Shareholder activism is on the rise

Developments at Electra Private Equity this week are a reminder to all listed private equity firms that the sector is not immune from shareholder disruption.

Shareholder activism is not something usually associated with private equity. For that reason, the outcome of a vote by shareholders in Electra Private Equity this week is a milestone that all listed private equity investment vehicles, management companies and trusts – and not just London-listed ones – should take note of.

Buoyed by institutional support, Sherborne Investors succeeded in its proposal to appoint its nominees Edward Bramson and Ian Brindle to Electra’s board, despite the board’s opposition. Among objections, the board argued their presence would disrupt the relationship with Electra Partners, which manages its portfolio.

The result left the general meeting held in London yesterday in stunned silence and prompted the immediate resignation of chairman Roger Yates.

As one industry insider told Private Equity International: “It is causing some anxiety as to who the next target will be. Electra has been a good performer, it is pretty much at the top of the table.”

What will happen next at Electra is uncertain, and that is “not helpful” in the words of one analyst. The arrival of potentially disruptive and previously hostile board members has implications for the existing management team and also potential target investments, as companies may be put off by the “activist” association, he speculated.

Bramson, who seized the chairmanship of F&C Asset Management in 2011, citing high costs and lack of strategic direction, and had ambitions to build a stake in 3i, is pushing for a strategic review at Electra “to consider all options in order to maximise long-term value”.

With about 45 percent of share capital backing them, a new board of eight is likely to take notice of its new members. Such potential influence over direction, including investment strategy, would not sit comfortably with many private equity firms.

It’s a reminder that shareholder activism is on the rise, and private equity is not immune. There have been 860 actions launched globally in the first nine months of this year against listed entities, setting 2015 on track to be a record year, according to research from law firm Linklaters. Of these, almost a third in Europe are targeted at financial companies and half in the UK seek board representation.

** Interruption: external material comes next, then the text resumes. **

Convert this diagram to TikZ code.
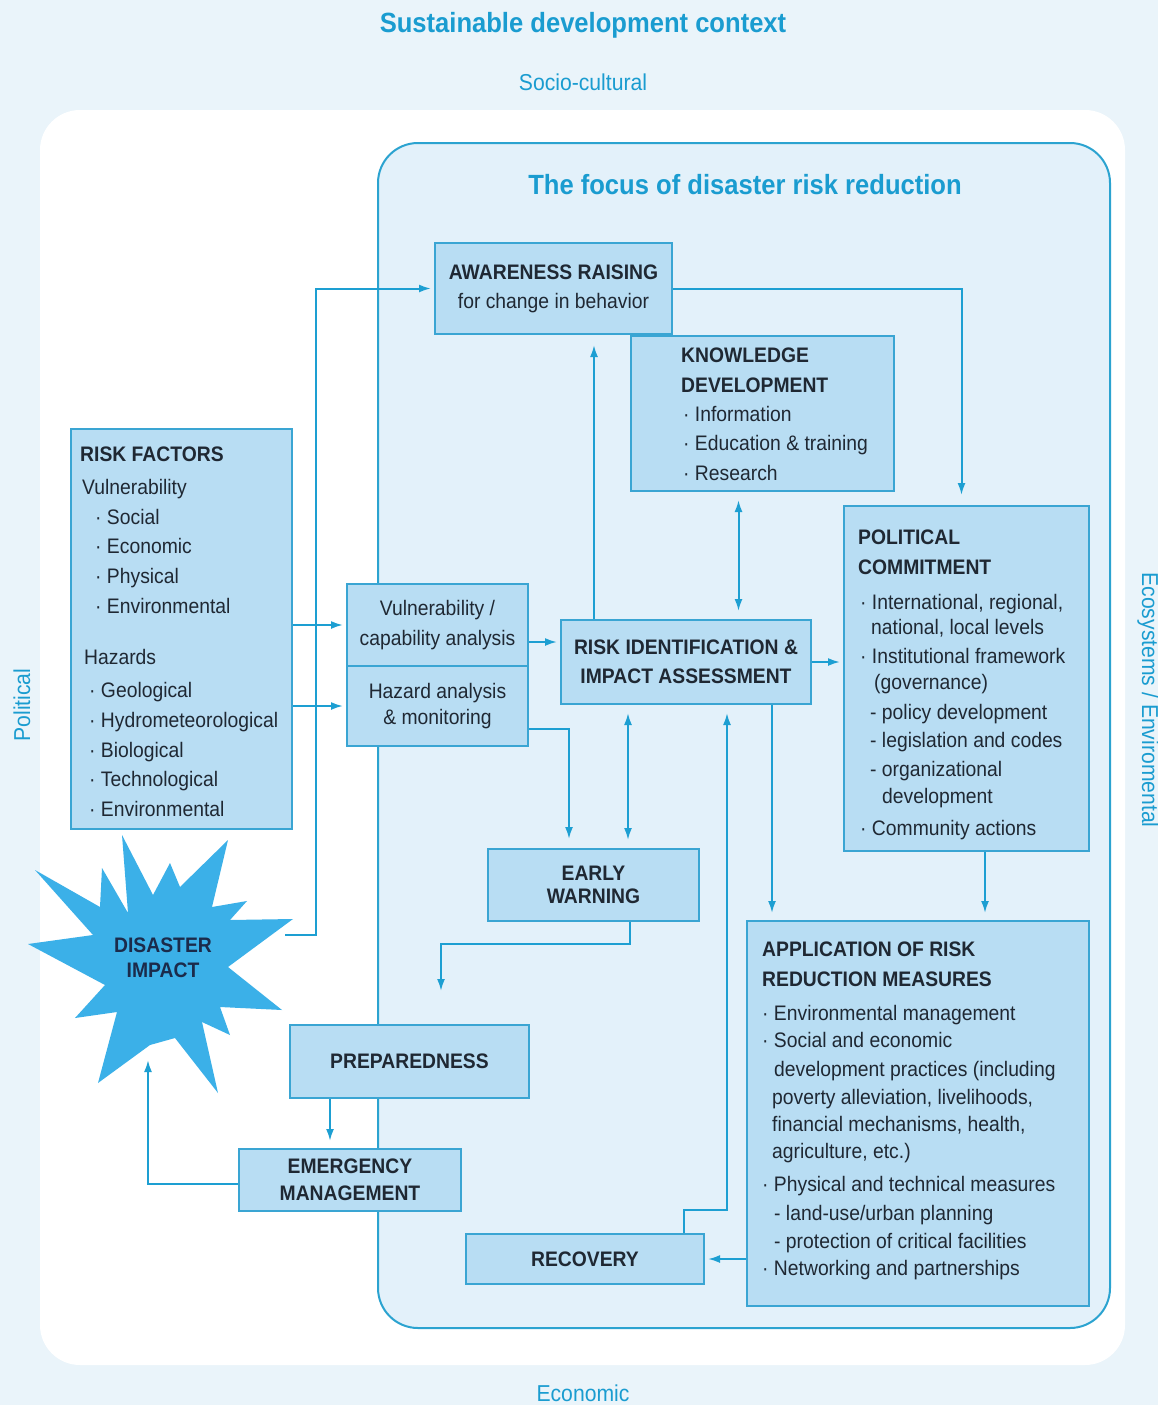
\documentclass[tikz,border=0pt]{standalone}
\usepackage{fontspec}
\setmainfont{Liberation Sans}[FakeStretch=0.92]
\usetikzlibrary{arrows.meta}
\definecolor{bgout}{HTML}{EAF4FA}
\definecolor{focusfill}{HTML}{E3F1FA}
\definecolor{focusline}{HTML}{2BA3D0}
\definecolor{boxfill}{HTML}{B8DDF3}
\definecolor{boxline}{HTML}{3AA5D3}
\definecolor{arrcol}{HTML}{1D9FD2}
\definecolor{ttlcol}{HTML}{1A9CD0}
\definecolor{starcol}{HTML}{3BB0E8}
\definecolor{txtcol}{HTML}{1F2833}
\definecolor{startxt}{HTML}{1B2B4B}
\tikzset{
  box/.style={draw=boxline,fill=boxfill,line width=2pt,inner sep=0pt,anchor=north west,
    text=txtcol,align=center,font=\fontsize{21}{29}\selectfont},
  ltxt/.style={text=txtcol,inner sep=0pt,align=left,anchor=north west,font=\fontsize{21}{28.5}\selectfont},
  side/.style={text=ttlcol,inner sep=0pt,font=\fontsize{23}{28}\selectfont},
  ttl/.style={text=ttlcol,inner sep=0pt,font=\bfseries\fontsize{27.8}{32}\selectfont},
  arr/.style={draw=arrcol,line width=2pt,-{Latex[length=12pt,width=8pt]},shorten >=3pt},
  dblarr/.style={arr,{Latex[length=12pt,width=8pt]}-{Latex[length=12pt,width=8pt]},shorten <=8pt,shorten >=8pt}
}
\begin{document}
\begin{tikzpicture}[x=1pt,y=-1pt]
    \useasboundingbox (0,0) rectangle (1158,1405);
    \fill[bgout] (0,0) rectangle (1158,1405);
    \fill[white,rounded corners=40pt] (40,110) rectangle (1125,1365);
    \draw[focusline,fill=focusfill,line width=2pt,rounded corners=40pt] (378,143) rectangle (1110,1328);

    \node[ttl] (sdc) at (583,25) {Sustainable development context};
    \node[side] (soc) at (583,82) {Socio-cultural};
    \node[side] (eco) at (583,1393) {Economic};
    \node[side,rotate=90] (pol) at (22,705) {Political};
    \node[side,rotate=-90] (env) at (1148,700) {Ecosystems / Enviromental};
    \node[ttl] (fdr) at (745,185) {The focus of disaster risk reduction};

    \fill[starcol] (122,835) -- (153,895) -- (170,863) -- (180,887) -- (228,840) -- (212,907)
      -- (247,901) -- (230,920) -- (293,919) -- (228,967) -- (282,1010) -- (220,1007)
      -- (230,1035) -- (202,1022) -- (218,1093) -- (175,1038) -- (150,1045) -- (98,1083)
      -- (117,1012) -- (75,1018) -- (105,985) -- (28,944) -- (93,935) -- (35,870)
      -- (100,907) -- (102,868) -- (128,913) -- cycle;
    \node[text=startxt,inner sep=0pt,align=center,font=\bfseries\fontsize{21}{25}\selectfont] (di) at (163,958) {DISASTER\\IMPACT};

    \node[box,minimum width=237pt,minimum height=91pt] (aw) at (434,242) {\textbf{AWARENESS RAISING}\\for change in behavior};
    \node[box,minimum width=263pt,minimum height=155pt] (kd) at (630,335) {};
    \node[box,minimum width=221pt,minimum height=400pt] (rf) at (70,428) {};
    \node[box,minimum width=181pt,minimum height=82pt] (va) at (346,583) {Vulnerability /\\[1pt]capability analysis};
    \node[box,minimum width=181pt,minimum height=80pt] (ha) at (346,665) {Hazard analysis\\[-3pt]\& monitoring};
    \node[box,minimum width=250pt,minimum height=84pt] (ri) at (560,619) {\textbf{RISK IDENTIFICATION \&}\\\textbf{IMPACT ASSESSMENT}};
    \node[box,minimum width=245pt,minimum height=345pt] (pc) at (843,505) {};
    \node[box,minimum width=211pt,minimum height=72pt] (ew) at (487,848) {\textbf{EARLY}\\[-6pt]\textbf{WARNING}};
    \node[box,minimum width=239pt,minimum height=73pt] (pr) at (289,1024) {\textbf{PREPAREDNESS}};
    \node[box,minimum width=222pt,minimum height=62pt] (em) at (238,1148) {\textbf{EMERGENCY}\\[-2pt]\textbf{MANAGEMENT}};
    \node[box,minimum width=238pt,minimum height=50pt] (rc) at (465,1233) {\textbf{RECOVERY}};
    \node[box,minimum width=342pt,minimum height=385pt] (ap) at (746,920) {};

    \node[ltxt,font=\fontsize{21}{29.7}\selectfont] (rftext) at ([shift={(10,19)}]rf.north west) {\textbf{RISK FACTORS}\\[3pt]
      \hspace*{2pt}Vulnerability\\
      \hspace*{15pt}· Social\\
      \hspace*{15pt}· Economic\\
      \hspace*{15pt}· Physical\\
      \hspace*{15pt}· Environmental\\[21pt]
      \hspace*{4pt}Hazards\\[4pt]
      \hspace*{9pt}· Geological\\
      \hspace*{9pt}· Hydrometeorological\\
      \hspace*{9pt}· Biological\\
      \hspace*{9pt}· Technological\\
      \hspace*{9pt}· Environmental};
    \node[ltxt,font=\fontsize{21}{29.3}\selectfont] (kdtext) at ([shift={(51,13)}]kd.north west) {\textbf{KNOWLEDGE}\\
      \textbf{DEVELOPMENT}\\
      \hspace*{2pt}· Information\\
      \hspace*{2pt}· Education \& training\\
      \hspace*{2pt}· Research};
    \node[ltxt] (pctext) at ([shift={(15,25)}]pc.north west) {\textbf{POLITICAL}\\[1.5pt]
      \textbf{COMMITMENT}\\[6.5pt]
      \hspace*{2pt}· International, regional,\\[-3.5pt]
      \hspace*{13pt}national, local levels\\
      \hspace*{2pt}· Institutional framework\\[-2.5pt]
      \hspace*{16pt}(governance)\\[1.5pt]
      \hspace*{12pt}- policy development\\
      \hspace*{12pt}- legislation and codes\\
      \hspace*{12pt}- organizational\\[-1.5pt]
      \hspace*{24pt}development\\[3.5pt]
      \hspace*{2pt}· Community actions};
    \node[ltxt] (aptext) at ([shift={(16,22)}]ap.north west) {\textbf{APPLICATION OF RISK}\\[1.5pt]
      \textbf{REDUCTION MEASURES}\\[5.5pt]
      · Environmental management\\[-1.5pt]
      · Social and economic\\
      \hspace*{12pt}development practices (including\\
      \hspace*{10pt}poverty alleviation, livelihoods,\\[-1.5pt]
      \hspace*{10pt}financial mechanisms, health,\\[-1.5pt]
      \hspace*{10pt}agriculture, etc.)\\[4.5pt]
      · Physical and technical measures\\
      \hspace*{12pt}- land-use/urban planning\\
      \hspace*{12pt}- protection of critical facilities\\[-1.5pt]
      · Networking and partnerships};

    \draw[arr] (rf.east |- va.west) -- (va.west);
    \draw[arr] (rf.east |- ha.west) -- (ha.west);
    \draw[arr] ([yshift=-17pt]va.east) -- ([yshift=-17pt]va.east -| ri.west);
    \draw[arr,shorten >=10pt] ([xshift=34pt]ri.north west) -- ([xshift=34pt]ri.north west |- aw.south);
    \draw[arr,shorten >=10pt] (aw.east) -| ([xshift=-5pt]pc.north);
    \draw[dblarr] ([xshift=-24pt]kd.south) -- ([xshift=-24pt]kd.south |- ri.north);
    \draw[arr] (ri.east) -- (ri.east -| pc.west);
    \draw[arr,shorten >=9pt] ([yshift=-23pt]ha.east) -| ([xshift=82pt]ew.north west);
    \draw[dblarr] ([xshift=68pt]ri.south west) -- ([xshift=68pt]ri.south west |- ew.north);
    \draw[arr,shorten >=33pt] ([xshift=143pt]ew.south west) -- ++(0,22) -| ([xshift=152pt]pr.north west);
    \draw[arr,shorten >=7pt] ([xshift=41pt]pr.south west) -- ([xshift=41pt]pr.south west |- em.north);
    \draw[arr,shorten >=0pt] ([yshift=-4pt]em.west) -| ([shift={(-15,102)}]di.center);
    \draw[arr] ([shift={(122,-23)}]di.center) -| ([xshift=-118pt]aw.west) -- (aw.west);
    \draw[arr,shorten >=7pt] ([xshift=212pt]ri.south west) -- ([xshift=212pt]ri.south west |- ap.north);
    \draw[arr,shorten >=7pt] ([xshift=142pt]pc.south west) -- ([xshift=142pt]pc.south west |- ap.north);
    \draw[arr] (ap.west |- rc.east) -- (rc.east);
    \draw[arr,shorten >=8pt] ([xshift=-21pt]rc.north east) -- ++(0,-23) -| ([xshift=167pt]ri.south west);
  \end{tikzpicture}
\end{document}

Although analysts maintain there are no obvious candidates for another shareholder crusade, listed private equity trusts that feed funds to managers are vulnerable as their shares typically trade at a discount to net asset value (NAV). That is part of listed private equity’s appeal, after all.

In the UK, the average discount to NAV is 20 percent, according to Numis Securities. Boston-based HarbourVest Global PE, which moved to the main market of the London Stock Exchange in September seeking greater liquidity, trades at a 21 percent discount, while another well-regarded vehicle, HgCapital Trust, trades at an 18 percent discount to NAV.

Even firms that are performing well cannot afford to let the gap between NAV and the share price remain too wide over the long term. Boards need to keep an eye on their share price and the interests of their shareholders by focusing on returns, watching costs, improving disclosure, working on corporate governance and perhaps, in some cases, introducing distributions or a buy-back policy.

And it’s not just investment trusts. Listed private equity firms, which usually trade at a premium, are also making changes.

As part of a shift in strategy that should lock in longer-term public investors, New York-listed KKR switched its dividend policy last month from a variable rate that reflects gains on fund investments to a fixed distribution as it invests off its balance sheet. In terms of yields, it’s aligning itself with listed financial peers beyond private equity.

Of the change, co-founder Henry Kravis and George Roberts said: “Over time, we think the market will value what we do with our balance sheet, including repurchasing our own units, more than the variable distributions we have been paying. These changes, coupled with continued investment performance, will allow us to create significant long-term equity value for our unitholders.”

Listed private equity will be hoping to win similar shareholder loyalty.